I feel the same way about every motivational speaker and product that tells you that changing your thoughts can change your life. This simply isn’t true. You can’t think yourself a parking space. Or a new job. Or a new love. This is what’s true:

Change your thoughts and you can change the attitude.

Change your attitude and who knows what might happen.

Yet a 2012 article from Psychology Today, Why Don’t My Positive Affirmations Work? explains why my advice might also not be so great: “Unreasonably positive statements such as ‘I accept myself completely’ can provoke contradictory thoughts in individuals with low self-esteem…when people get feedback that they believe is overly positive, they actually feel worse, not better.”

May a dose of healthy realism with a dash a pragmatism is the best course for navigation the ups and downs of life.
Still, I’ve decided to find out for myself. For the month of August I’m working with an affirmation. I say it each morning and throughout the day. I’ve written the words on three notecards. One is taped to the bathroom mirror. Another is taped to a kitchen cabinet. The third leans against my desk lamp next to my computer. It has all the hallmarks of a reasonable reminder. It is written in the present tense (“I am” not “I will be”…even if what I am doesn’t feel true) and it is undoubtedly positive:

I love myself. Today. Just as I am.

Later this week I’ll take a page from Stanford’s research and journal about what brings heart and meaning to my life. What makes me feel whole.

Anyone want to take this ride with me?

Progress Report #1: Re-Grouping After My Get Up and Go Got Up and Went

IMG_3464I knew a fresh chapter was about to begin when I set my sights on the local stationery store. When life is about to take a turn, I buy notebooks. It’s a compulsion. And last Tuesday it was a compulsion I couldn’t resist. Twenty minutes after walking through the doors of Village Stationers I walked out with an empty wallet but a full heart.

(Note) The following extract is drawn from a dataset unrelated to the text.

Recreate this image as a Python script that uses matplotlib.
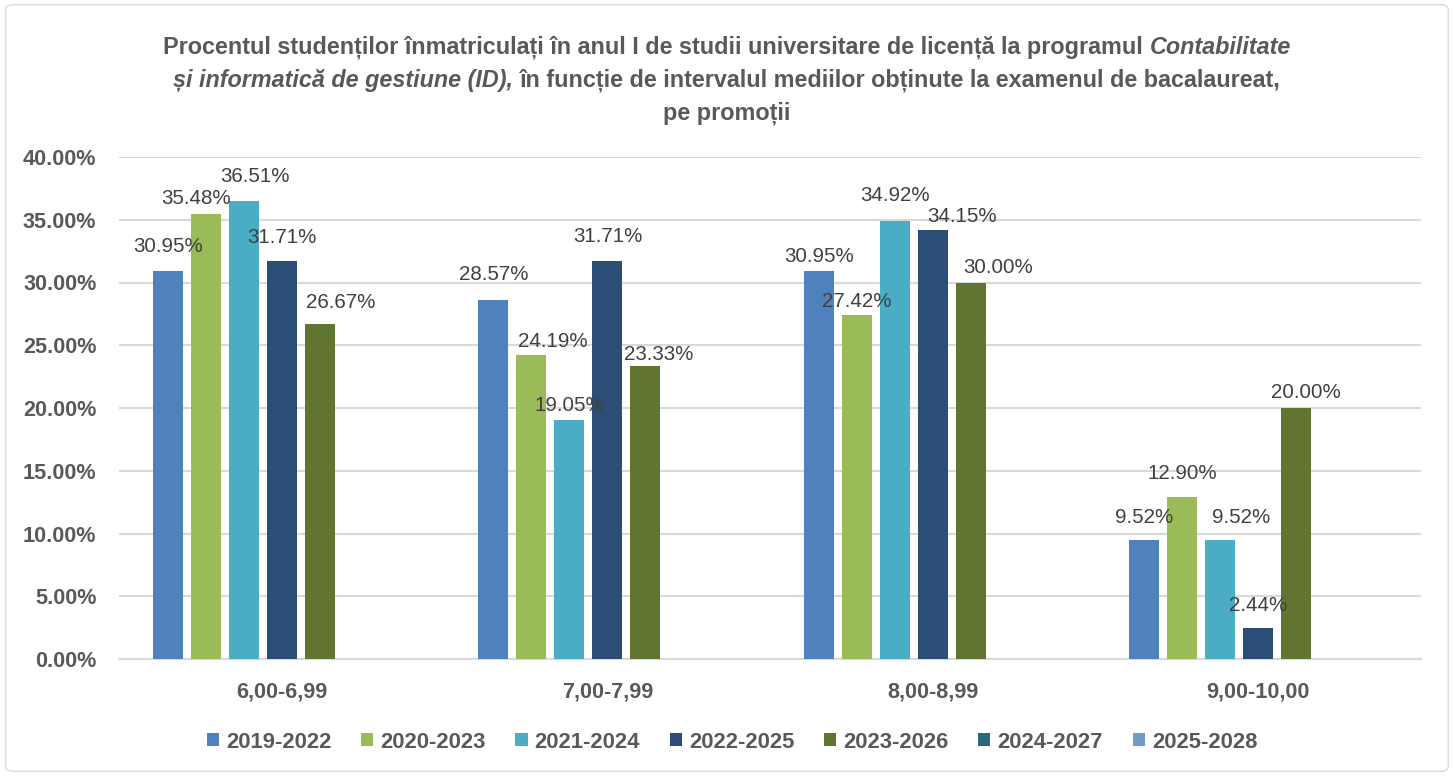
import matplotlib.pyplot as plt
from matplotlib.patches import Patch, FancyBboxPatch
import numpy as np

# date: procent studenti pe intervale de medii, pe promotii
categories = ['6,00-6,99', '7,00-7,99', '8,00-8,99', '9,00-10,00']
promotii = ['2019-2022', '2020-2023', '2021-2024', '2022-2025',
            '2023-2026', '2024-2027', '2025-2028']
p2019 = [30.95, 28.57, 30.95, 9.52]
p2020 = [35.48, 24.19, 27.42, 12.90]
p2021 = [36.51, 19.05, 34.92, 9.52]
p2022 = [31.71, 31.71, 34.15, 2.44]
p2023 = [26.67, 23.33, 30.00, 20.00]
p2024 = []
p2025 = []
yticks = [0, 5, 10, 15, 20, 25, 30, 35, 40]

series = [p2019, p2020, p2021, p2022, p2023, p2024, p2025]
colors = ['#4F81BD', '#9BBB59', '#4BACC6', '#2C4D75', '#5F7530', '#276A7C', '#729ACA']

# labels were moved by hand in the original, nudges in pixels
lab_dx = [[0, 0, 0, 0], [-10, 21, 0, 0], [11, 0, 0, 21], [0, 0, 29, 0], [21, 13, 27, 10]]
lab_dy = [[24, 26, 14, 22], [15, 14, 13, 24], [24, 14, 25, 22], [24, 25, 14, 23], [22, 12, 15, 16]]

grey = '#595959'
px = 0.72  # pixels -> points at dpi 100

fig = plt.figure(figsize=(14.54, 7.76), dpi=100)
ax = fig.add_axes([119.4 / 1454, 1 - 659 / 776, 1301.3 / 1454, 502 / 776])

x = np.arange(len(categories))
pitch = 38 / 325.3
width = 30 / 325.3
for i, vals in enumerate(series):
    if len(vals) == 0:
        continue
    pos = x + (i - 3) * pitch
    bars = ax.bar(pos, vals, width, color=colors[i], zorder=3)
    for j, b in enumerate(bars):
        ax.annotate('%.2f%%' % vals[j], (b.get_x() + b.get_width() / 2, b.get_height()),
                    xytext=(lab_dx[i][j] * px, lab_dy[i][j] * px), textcoords='offset points',
                    ha='center', va='center', fontsize=14.8, color='#404040',
                    family='Liberation Sans', zorder=4)

ax.set_xlim(-0.5, len(categories) - 0.5)
ax.set_ylim(0, 40)
ax.set_yticks(yticks)
ax.set_yticklabels(['%.2f%%' % v for v in yticks])
ax.set_xticks(x)
ax.set_xticklabels(categories)
ax.grid(axis='y', color='#D9D9D9', lw=1.5, zorder=0)
for s in ['top', 'right', 'left']:
    ax.spines[s].set_visible(False)
ax.spines['bottom'].set_color('#D9D9D9')
ax.spines['bottom'].set_linewidth(1.5)
ax.tick_params(axis='y', length=0, pad=16.5, labelsize=15.6, labelcolor=grey)
ax.tick_params(axis='x', length=0, pad=16, labelsize=15.6, labelcolor=grey)
for t in ax.get_xticklabels() + ax.get_yticklabels():
    t.set_fontweight('bold')
    t.set_family('Liberation Sans')

handles = [Patch(facecolor=c) for c in colors]
fig.legend(handles, promotii, loc='center', bbox_to_anchor=(0.5 + 5 / 1454, 1 - 742 / 776), ncol=7,
           frameon=False, handlelength=0.55, handleheight=0.55, handletextpad=0.32,
           columnspacing=1.36, labelcolor=grey,
           prop={'family': 'Liberation Sans', 'weight': 'bold', 'size': 15.8})

# titlu pe trei randuri, cu parti in italic
title_lines = [
    [('Procentul studenților înmatriculați în anul I de studii universitare de licență la programul', 'normal'),
     ('Contabilitate', 'italic')],
    [('și informatică de gestiune (ID),', 'italic'),
     ('în funcție de intervalul mediilor obținute la examenul de bacalaureat,', 'normal')],
    [('pe promoții', 'normal')],
]
title_y = [47, 80, 113]

fig.canvas.draw()
r = fig.canvas.get_renderer()


def draw_title(fs):
    made = []
    widths = []
    for line, yy in zip(title_lines, title_y):
        pieces = [fig.text(0, 1 - yy / 776, s, ha='left', va='center', fontsize=fs,
                           fontweight='bold', fontstyle=st, color=grey, family='Liberation Sans')
                  for s, st in line]
        # place pieces side by side, centred
        ws = [t.get_window_extent(r).width for t in pieces]
        gap = fs * 0.278 / px
        widths.append(sum(ws) + gap * (len(ws) - 1))
        xx = (1454 - widths[-1]) / 2
        for t, w in zip(pieces, ws):
            t.set_x(xx / 1454)
            xx += w + gap
        made.append(pieces)
    return made, widths


made, widths = draw_title(14)
fs = 14 * 1130 / widths[0]
for pieces in made:
    for t in pieces:
        t.remove()
draw_title(fs)

fig.add_artist(FancyBboxPatch((0.004, 0.006), 0.992, 0.988,
                              boxstyle='round,pad=0,rounding_size=0.006',
                              transform=fig.transFigure, fill=False,
                              edgecolor='#D9D9D9', lw=1))

fig.savefig('out.png', dpi=100)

I wish I could explain my obsession with new notebooks. Perhaps opening the cover to a fresh and unmarked white page reminds me that stories can change and that while life is unpredictable we can choose how we move through it’s bumps and detours.

That’s supposed to make us feel better, right? Knowing that we can choose how we navigate the course of life. Except sometimes life is heavy and the weight of it pulls us under the surface. Our spirits are stuck in the muck and trying to move forward is as difficult as swimming though quicksand.

July was a bit like that for me. I was stuck. I lacked gumption. I ate more than I should and exercised less than I could. And even though I made a commitment with friends to revisit the ‘detox’ that my NCLP and I easily completed a few months ago – the detox that was the springboard for this blog – I didn’t make it past the fourth day.

I’d be fibbing if I didn’t say that I wasn’t disappointed. But we all become stuck from time to time. A little backslide on the road to health doesn’t mean it’s the end of the journey. What it does mean is that it’s time to regroup.

Hence the notebooks.

I remember when I joined Weight Watchers. It was 2004 and I had about eighty pounds to lose. I didn’t tell my friends. I went to the meetings on my own. I did the work. I was accountable only to myself. I don’t know if it was a fear of failure or the fear that sharing my news would somehow dilute my intention but I kept my secret until it was obvious my body was changing.

But now we share everything with everyone. And I’m contemplating how it would feel to reveal exactly what my intentions are and how big I’m dreaming. Am I at the point where I want to tell the truth of who I am? My hopes? My disappointments? If you knew the dreams I dream would it help them come true?

Maybe.

But for now I’m going to open my brand new notebook and take some time to figure out what those dreams are and then I’m going to hold them close to my heart for a bit.